What is being asked
Gather the lines from the material that contain "this".

>> BEGIN Information provided

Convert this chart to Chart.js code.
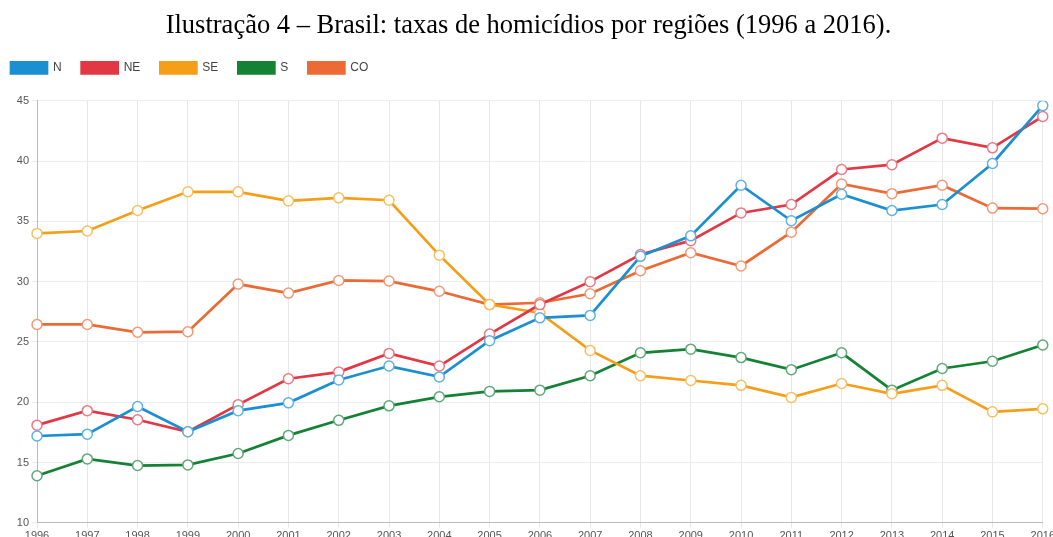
<!DOCTYPE html>
<html>
<head>
<meta charset="utf-8">
<script src="https://cdn.jsdelivr.net/npm/chart.js@4"></script>
<style>
  html, body { margin: 0; padding: 0; background: #fff; overflow: hidden; }
  #wrap { position: absolute; left: 0; top: 0; width: 1057px; height: 545px; }
</style>
</head>
<body>
<div id="wrap"><canvas id="chart" width="1057" height="545"></canvas></div>
<script>
const years = ['1996', '1997', '1998', '1999', '2000', '2001', '2002', '2003', '2004', '2005', '2006',
    '2007', '2008', '2009', '2010', '2011', '2012', '2013', '2014', '2015', '2016'];

const norte = [17.2, 17.35, 19.65, 17.55, 19.3, 19.95, 21.85, 23.0, 22.1, 25.1, 27.0,
    27.2, 32.1, 33.8, 38.0, 35.05, 37.25, 35.9, 36.4, 39.8, 44.6];
const nordeste = [18.1, 19.3, 18.55, 17.55, 19.8, 21.95, 22.5, 24.05, 23.0, 25.65, 28.1,
    30.0, 32.25, 33.4, 35.7, 36.4, 39.3, 39.7, 41.9, 41.1, 43.7];
const sudeste = [34.0, 34.2, 35.9, 37.45, 37.45, 36.7, 36.95, 36.75, 32.2, 28.1, 27.4,
    24.3, 22.2, 21.8, 21.4, 20.4, 21.55, 20.7, 21.4, 19.2, 19.45];
const sul = [13.9, 15.3, 14.75, 14.8, 15.75, 17.25, 18.5, 19.7, 20.45, 20.9, 21.0,
    22.2, 24.1, 24.4, 23.7, 22.7, 24.1, 21.0, 22.8, 23.4, 24.75];
const centroOeste = [26.45, 26.45, 25.8, 25.85, 29.8, 29.05, 30.1, 30.05, 29.2, 28.1, 28.25,
    29.0, 30.9, 32.4, 31.3, 34.1, 38.1, 37.3, 38.0, 36.1, 36.05];

const yTicks = [10, 15, 20, 25, 30, 35, 40, 45];

function series(label, data, color, pointColor) {
    return {
        label: label,
        data: data,
        borderColor: color,
        backgroundColor: color,
        borderWidth: 2.7,
        tension: 0,
        fill: false,
        pointRadius: 5,
        pointHoverRadius: 5,
        pointBorderWidth: 1.5,
        pointBorderColor: pointColor,
        pointBackgroundColor: '#ffffff'
    };
}

// legend sits further left and leaves a gap before the plot
const legendTweak = {
    id: 'legendTweak',
    beforeInit(chart) {
        const fit = chart.legend.fit;
        chart.legend.fit = function () {
            fit.bind(chart.legend)();
            this.height += 17;
        };
    },
    afterLayout(chart) {
        chart.legend.left -= 9;
    }
};

const ctx = document.getElementById('chart').getContext('2d');
new Chart(ctx, {
    type: 'line',
    data: {
        labels: years,
        datasets: [
            series('N', norte, '#1a8fd1', '#5fb2e2'),
            series('NE', nordeste, '#e23744', '#ec7a84'),
            series('SE', sudeste, '#f59e18', '#f8c064'),
            series('S', sul, '#148235', '#5fa877'),
            series('CO', centroOeste, '#ec6a35', '#f29a76')
        ]
    },
    plugins: [legendTweak],
    options: {
        responsive: false,
        animation: false,
        plugins: {
            title: {
                display: true,
                text: 'Ilustração 4 – Brasil: taxas de homicídios por regiões (1996 a 2016).',
                color: '#000',
                font: { family: '"Liberation Serif", "Times New Roman", serif', size: 26.5, weight: 'normal' },
                padding: { top: 10, bottom: 0 }
            },
            legend: {
                align: 'start',
                labels: {
                    boxWidth: 36,
                    boxHeight: 11,
                    padding: 20,
                    color: '#444',
                    font: { family: '"Liberation Sans", Arial, sans-serif', size: 12 }
                }
            },
            tooltip: { enabled: false }
        },
        scales: {
            x: {
                offset: false,
                grid: { color: '#e8e8e8', tickLength: 5 },
                border: { color: '#bbbbbb' },
                ticks: {
                    color: '#555',
                    padding: 2,
                    maxRotation: 0,
                    autoSkip: false,
                    font: { family: '"Liberation Sans", Arial, sans-serif', size: 11 }
                }
            },
            y: {
                min: yTicks[0],
                max: yTicks[yTicks.length - 1],
                afterBuildTicks: axis => { axis.ticks = yTicks.map(v => ({ value: v })); },
                afterFit: axis => { axis.width = 37; },
                grid: { color: '#ececec', tickLength: 5 },
                border: { color: '#bbbbbb' },
                ticks: {
                    color: '#555',
                    padding: 3,
                    font: { family: '"Liberation Sans", Arial, sans-serif', size: 11 }
                }
            }
        }
    }
});
</script>
</body>
</html>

>> END Information provided

Result
Convert this chart to Chart.js code.
            this.height += 17;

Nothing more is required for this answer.